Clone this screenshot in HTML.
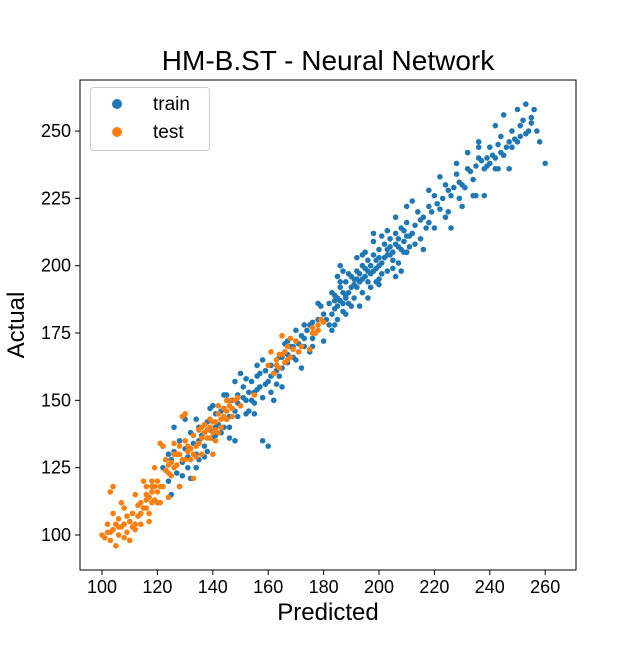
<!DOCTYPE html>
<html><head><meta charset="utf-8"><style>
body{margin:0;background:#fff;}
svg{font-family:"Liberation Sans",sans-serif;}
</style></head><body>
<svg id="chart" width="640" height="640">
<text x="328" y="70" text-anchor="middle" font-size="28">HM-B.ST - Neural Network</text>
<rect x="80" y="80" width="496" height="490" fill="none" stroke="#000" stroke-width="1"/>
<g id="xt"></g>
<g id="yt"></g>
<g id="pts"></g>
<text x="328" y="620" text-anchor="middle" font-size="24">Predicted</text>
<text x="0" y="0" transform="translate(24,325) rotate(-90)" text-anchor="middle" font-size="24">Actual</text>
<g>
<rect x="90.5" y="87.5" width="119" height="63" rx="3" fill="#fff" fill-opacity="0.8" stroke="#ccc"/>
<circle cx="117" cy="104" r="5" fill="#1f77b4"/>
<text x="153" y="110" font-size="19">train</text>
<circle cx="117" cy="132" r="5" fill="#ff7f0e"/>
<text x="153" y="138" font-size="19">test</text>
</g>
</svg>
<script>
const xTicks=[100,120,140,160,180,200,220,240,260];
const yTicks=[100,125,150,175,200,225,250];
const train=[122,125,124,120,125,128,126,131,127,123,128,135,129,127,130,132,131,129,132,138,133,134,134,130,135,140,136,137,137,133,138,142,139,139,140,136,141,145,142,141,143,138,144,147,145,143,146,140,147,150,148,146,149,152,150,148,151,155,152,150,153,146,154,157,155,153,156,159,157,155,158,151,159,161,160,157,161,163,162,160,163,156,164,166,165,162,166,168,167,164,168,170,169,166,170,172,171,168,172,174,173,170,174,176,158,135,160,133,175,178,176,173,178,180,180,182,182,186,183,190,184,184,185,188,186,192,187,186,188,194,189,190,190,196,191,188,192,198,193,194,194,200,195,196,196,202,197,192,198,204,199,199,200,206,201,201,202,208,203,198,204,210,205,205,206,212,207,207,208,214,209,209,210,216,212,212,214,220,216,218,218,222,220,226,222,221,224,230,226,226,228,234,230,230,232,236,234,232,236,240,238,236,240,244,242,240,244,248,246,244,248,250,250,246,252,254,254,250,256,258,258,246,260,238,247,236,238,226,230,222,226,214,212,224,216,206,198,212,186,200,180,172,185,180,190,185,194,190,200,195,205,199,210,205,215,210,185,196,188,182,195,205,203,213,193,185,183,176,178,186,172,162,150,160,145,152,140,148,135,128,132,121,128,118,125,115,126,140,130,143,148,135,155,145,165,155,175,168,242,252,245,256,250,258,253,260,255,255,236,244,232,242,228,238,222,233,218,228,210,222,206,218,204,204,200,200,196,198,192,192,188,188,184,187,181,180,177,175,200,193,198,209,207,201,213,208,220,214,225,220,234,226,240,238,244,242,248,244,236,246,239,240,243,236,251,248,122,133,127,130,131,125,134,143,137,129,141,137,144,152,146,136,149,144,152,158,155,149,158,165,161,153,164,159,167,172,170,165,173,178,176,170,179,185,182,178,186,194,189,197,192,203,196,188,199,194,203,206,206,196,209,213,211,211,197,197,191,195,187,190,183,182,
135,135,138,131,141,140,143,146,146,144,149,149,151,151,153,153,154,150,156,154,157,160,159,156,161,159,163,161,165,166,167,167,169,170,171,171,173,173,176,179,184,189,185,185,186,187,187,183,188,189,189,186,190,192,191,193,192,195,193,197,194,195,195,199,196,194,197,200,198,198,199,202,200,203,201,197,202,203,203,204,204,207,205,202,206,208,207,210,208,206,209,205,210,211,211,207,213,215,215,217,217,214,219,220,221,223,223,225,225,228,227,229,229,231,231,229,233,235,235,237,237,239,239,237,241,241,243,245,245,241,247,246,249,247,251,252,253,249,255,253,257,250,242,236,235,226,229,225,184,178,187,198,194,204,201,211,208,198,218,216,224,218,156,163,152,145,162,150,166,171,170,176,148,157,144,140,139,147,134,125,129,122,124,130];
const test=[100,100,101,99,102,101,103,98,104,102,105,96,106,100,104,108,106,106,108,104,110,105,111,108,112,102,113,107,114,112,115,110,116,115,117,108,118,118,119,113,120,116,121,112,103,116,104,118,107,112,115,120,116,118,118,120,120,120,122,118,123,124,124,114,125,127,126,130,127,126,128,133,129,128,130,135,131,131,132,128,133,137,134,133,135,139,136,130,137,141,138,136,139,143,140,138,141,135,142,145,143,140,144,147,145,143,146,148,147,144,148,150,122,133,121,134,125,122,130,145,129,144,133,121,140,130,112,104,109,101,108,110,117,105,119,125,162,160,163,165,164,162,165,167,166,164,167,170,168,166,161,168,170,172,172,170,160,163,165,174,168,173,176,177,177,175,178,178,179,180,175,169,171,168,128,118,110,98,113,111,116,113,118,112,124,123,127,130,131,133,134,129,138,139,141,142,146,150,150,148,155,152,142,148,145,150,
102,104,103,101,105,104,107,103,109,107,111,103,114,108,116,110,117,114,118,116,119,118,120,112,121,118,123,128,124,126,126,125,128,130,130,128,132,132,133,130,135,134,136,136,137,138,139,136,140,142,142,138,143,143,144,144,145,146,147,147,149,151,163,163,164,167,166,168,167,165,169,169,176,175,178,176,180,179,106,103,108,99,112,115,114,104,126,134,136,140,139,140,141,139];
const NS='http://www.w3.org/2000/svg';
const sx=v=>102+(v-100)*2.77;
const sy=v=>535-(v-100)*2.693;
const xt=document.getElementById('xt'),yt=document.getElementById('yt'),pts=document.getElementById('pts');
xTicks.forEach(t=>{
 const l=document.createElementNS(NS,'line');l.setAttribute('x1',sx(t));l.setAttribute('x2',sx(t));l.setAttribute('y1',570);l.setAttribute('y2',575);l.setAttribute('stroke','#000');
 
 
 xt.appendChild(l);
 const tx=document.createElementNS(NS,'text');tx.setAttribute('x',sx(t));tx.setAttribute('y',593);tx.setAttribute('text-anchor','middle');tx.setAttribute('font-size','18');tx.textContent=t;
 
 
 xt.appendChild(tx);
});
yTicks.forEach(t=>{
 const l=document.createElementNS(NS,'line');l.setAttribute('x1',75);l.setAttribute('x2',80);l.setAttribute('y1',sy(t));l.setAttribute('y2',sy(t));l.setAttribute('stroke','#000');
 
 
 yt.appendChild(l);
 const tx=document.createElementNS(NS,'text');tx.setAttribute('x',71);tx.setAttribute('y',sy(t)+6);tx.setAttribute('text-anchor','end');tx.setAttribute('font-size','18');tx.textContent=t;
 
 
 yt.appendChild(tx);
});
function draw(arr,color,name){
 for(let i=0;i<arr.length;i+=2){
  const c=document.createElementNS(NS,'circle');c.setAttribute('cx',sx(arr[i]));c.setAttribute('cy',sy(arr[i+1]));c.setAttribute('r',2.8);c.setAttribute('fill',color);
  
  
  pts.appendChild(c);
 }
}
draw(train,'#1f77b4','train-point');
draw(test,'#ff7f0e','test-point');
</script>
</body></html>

★ ★ ★

_Direction:_
Reproduce every line above as written, skipping pictures.

_Answer:_
Clone this screenshot in HTML.
<!DOCTYPE html>
<html><head><meta charset="utf-8"><style>
body{margin:0;background:#fff;}
svg{font-family:"Liberation Sans",sans-serif;}
</style></head><body>
<svg id="chart" width="640" height="640">
<text x="328" y="70" text-anchor="middle" font-size="28">HM-B.ST - Neural Network</text>
<rect x="80" y="80" width="496" height="490" fill="none" stroke="#000" stroke-width="1"/>
<g id="xt"></g>
<g id="yt"></g>
<g id="pts"></g>
<text x="328" y="620" text-anchor="middle" font-size="24">Predicted</text>
<text x="0" y="0" transform="translate(24,325) rotate(-90)" text-anchor="middle" font-size="24">Actual</text>
<g>
<rect x="90.5" y="87.5" width="119" height="63" rx="3" fill="#fff" fill-opacity="0.8" stroke="#ccc"/>
<circle cx="117" cy="104" r="5" fill="#1f77b4"/>
<text x="153" y="110" font-size="19">train</text>
<circle cx="117" cy="132" r="5" fill="#ff7f0e"/>
<text x="153" y="138" font-size="19">test</text>
</g>
</svg>
<script>
const xTicks=[100,120,140,160,180,200,220,240,260];
const yTicks=[100,125,150,175,200,225,250];
const train=[122,125,124,120,125,128,126,131,127,123,128,135,129,127,130,132,131,129,132,138,133,134,134,130,135,140,136,137,137,133,138,142,139,139,140,136,141,145,142,141,143,138,144,147,145,143,146,140,147,150,148,146,149,152,150,148,151,155,152,150,153,146,154,157,155,153,156,159,157,155,158,151,159,161,160,157,161,163,162,160,163,156,164,166,165,162,166,168,167,164,168,170,169,166,170,172,171,168,172,174,173,170,174,176,158,135,160,133,175,178,176,173,178,180,180,182,182,186,183,190,184,184,185,188,186,192,187,186,188,194,189,190,190,196,191,188,192,198,193,194,194,200,195,196,196,202,197,192,198,204,199,199,200,206,201,201,202,208,203,198,204,210,205,205,206,212,207,207,208,214,209,209,210,216,212,212,214,220,216,218,218,222,220,226,222,221,224,230,226,226,228,234,230,230,232,236,234,232,236,240,238,236,240,244,242,240,244,248,246,244,248,250,250,246,252,254,254,250,256,258,258,246,260,238,247,236,238,226,230,222,226,214,212,224,216,206,198,212,186,200,180,172,185,180,190,185,194,190,200,195,205,199,210,205,215,210,185,196,188,182,195,205,203,213,193,185,183,176,178,186,172,162,150,160,145,152,140,148,135,128,132,121,128,118,125,115,126,140,130,143,148,135,155,145,165,155,175,168,242,252,245,256,250,258,253,260,255,255,236,244,232,242,228,238,222,233,218,228,210,222,206,218,204,204,200,200,196,198,192,192,188,188,184,187,181,180,177,175,200,193,198,209,207,201,213,208,220,214,225,220,234,226,240,238,244,242,248,244,236,246,239,240,243,236,251,248,122,133,127,130,131,125,134,143,137,129,141,137,144,152,146,136,149,144,152,158,155,149,158,165,161,153,164,159,167,172,170,165,173,178,176,170,179,185,182,178,186,194,189,197,192,203,196,188,199,194,203,206,206,196,209,213,211,211,197,197,191,195,187,190,183,182,
135,135,138,131,141,140,143,146,146,144,149,149,151,151,153,153,154,150,156,154,157,160,159,156,161,159,163,161,165,166,167,167,169,170,171,171,173,173,176,179,184,189,185,185,186,187,187,183,188,189,189,186,190,192,191,193,192,195,193,197,194,195,195,199,196,194,197,200,198,198,199,202,200,203,201,197,202,203,203,204,204,207,205,202,206,208,207,210,208,206,209,205,210,211,211,207,213,215,215,217,217,214,219,220,221,223,223,225,225,228,227,229,229,231,231,229,233,235,235,237,237,239,239,237,241,241,243,245,245,241,247,246,249,247,251,252,253,249,255,253,257,250,242,236,235,226,229,225,184,178,187,198,194,204,201,211,208,198,218,216,224,218,156,163,152,145,162,150,166,171,170,176,148,157,144,140,139,147,134,125,129,122,124,130];
const test=[100,100,101,99,102,101,103,98,104,102,105,96,106,100,104,108,106,106,108,104,110,105,111,108,112,102,113,107,114,112,115,110,116,115,117,108,118,118,119,113,120,116,121,112,103,116,104,118,107,112,115,120,116,118,118,120,120,120,122,118,123,124,124,114,125,127,126,130,127,126,128,133,129,128,130,135,131,131,132,128,133,137,134,133,135,139,136,130,137,141,138,136,139,143,140,138,141,135,142,145,143,140,144,147,145,143,146,148,147,144,148,150,122,133,121,134,125,122,130,145,129,144,133,121,140,130,112,104,109,101,108,110,117,105,119,125,162,160,163,165,164,162,165,167,166,164,167,170,168,166,161,168,170,172,172,170,160,163,165,174,168,173,176,177,177,175,178,178,179,180,175,169,171,168,128,118,110,98,113,111,116,113,118,112,124,123,127,130,131,133,134,129,138,139,141,142,146,150,150,148,155,152,142,148,145,150,
102,104,103,101,105,104,107,103,109,107,111,103,114,108,116,110,117,114,118,116,119,118,120,112,121,118,123,128,124,126,126,125,128,130,130,128,132,132,133,130,135,134,136,136,137,138,139,136,140,142,142,138,143,143,144,144,145,146,147,147,149,151,163,163,164,167,166,168,167,165,169,169,176,175,178,176,180,179,106,103,108,99,112,115,114,104,126,134,136,140,139,140,141,139];
const NS='http://www.w3.org/2000/svg';
const sx=v=>102+(v-100)*2.77;
const sy=v=>535-(v-100)*2.693;
const xt=document.getElementById('xt'),yt=document.getElementById('yt'),pts=document.getElementById('pts');
xTicks.forEach(t=>{
 const l=document.createElementNS(NS,'line');l.setAttribute('x1',sx(t));l.setAttribute('x2',sx(t));l.setAttribute('y1',570);l.setAttribute('y2',575);l.setAttribute('stroke','#000');
 
 
 xt.appendChild(l);
 const tx=document.createElementNS(NS,'text');tx.setAttribute('x',sx(t));tx.setAttribute('y',593);tx.setAttribute('text-anchor','middle');tx.setAttribute('font-size','18');tx.textContent=t;
 
 
 xt.appendChild(tx);
});
yTicks.forEach(t=>{
 const l=document.createElementNS(NS,'line');l.setAttribute('x1',75);l.setAttribute('x2',80);l.setAttribute('y1',sy(t));l.setAttribute('y2',sy(t));l.setAttribute('stroke','#000');
 
 
 yt.appendChild(l);
 const tx=document.createElementNS(NS,'text');tx.setAttribute('x',71);tx.setAttribute('y',sy(t)+6);tx.setAttribute('text-anchor','end');tx.setAttribute('font-size','18');tx.textContent=t;
 
 
 yt.appendChild(tx);
});
function draw(arr,color,name){
 for(let i=0;i<arr.length;i+=2){
  const c=document.createElementNS(NS,'circle');c.setAttribute('cx',sx(arr[i]));c.setAttribute('cy',sy(arr[i+1]));c.setAttribute('r',2.8);c.setAttribute('fill',color);
  
  
  pts.appendChild(c);
 }
}
draw(train,'#1f77b4','train-point');
draw(test,'#ff7f0e','test-point');
</script>
</body></html>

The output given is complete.